Standing on the shoulders of giants: The effect of passive investors on activism

Appel, I., Gormley, T. A., & Keim, D. B.

Research Retrieved: June 29th, 2016 (PDF below) or get the latest version on SSRN


Shareholder activism is on the rise again after a temporary decline in the number of activist campaigns throughout the financial crisis. With 343 recorded activist campaigns in 2014, the movement reached its peak since 2008 (see PwC study, 2015). Simultaneously, the extent to which firms are owned by passive investors keeps increasing. In a recent working paper, Appel, Gormley and Keim (2016) investigate the impact of passive ownership on the way that activist shareholders target mutually owned companies.

Key Findings

Appel, Gormley and Keim (2016) find that passive ownership matters: the larger the percentage of shares held by passive investors in a firm, the more likely the firms become the target of aggressive campaigns with the aim to obtain corporate control as for instance through the attainment of board representation. At the same time, activists seem to forego opportunities to change undesirable corporate governance through less costly mechanisms such as shareholder proposals if a large share of passive shareholders is present in the targeted firm. Based on this finding, it seems that activists refrain from seeking change in targets through public shareholder proposals if mutual owners of target firms are absent-minded or hard to activate for campaign-related vote support. This outcome might be economically undesirable, since shareholder proposals are easier and less expensive to organize and can steer change at an earlier stage compared to large-scale activism campaigns.

Practical Relevance

Future research still has to back the intuition about what causes the outlined differences in activist behavior with evidence.
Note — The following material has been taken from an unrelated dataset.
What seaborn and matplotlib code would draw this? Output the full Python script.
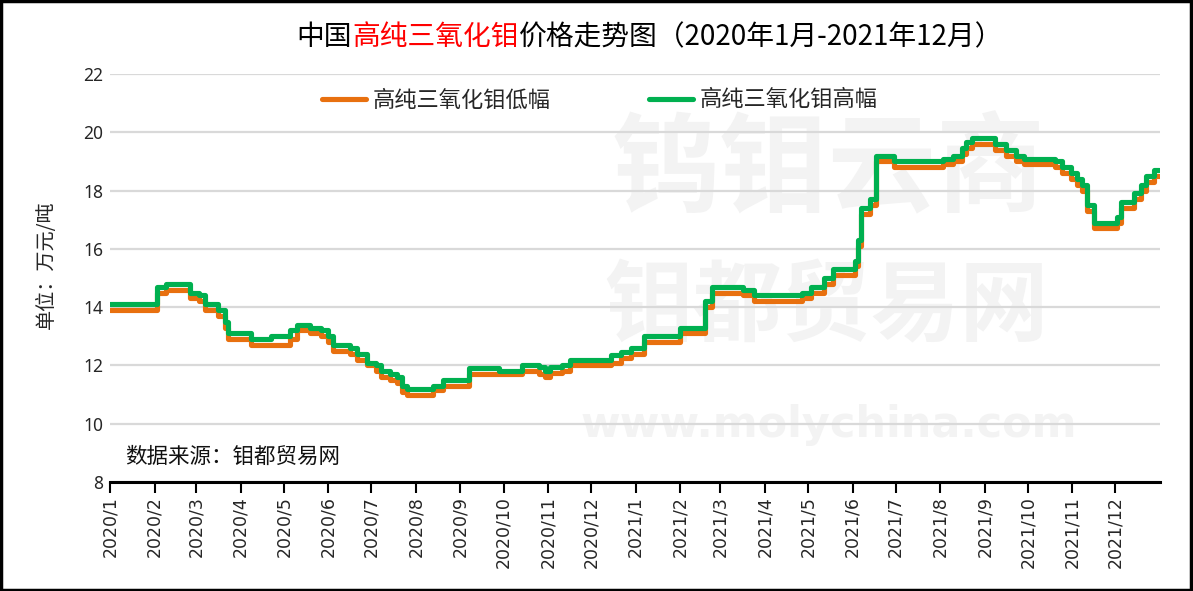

Yet, the insight that the presence of passive ownership effectively influences activist behavior stresses the importance and responsibility of large long-horizon institutional investors (or asset owners). Even if those investors intend to take a neutral stance on the management of the firm, they appear to incur changes in the behavior of mutual owners. Hence, the results should make large, passive investors aware of their natural impact on outside corporate governance.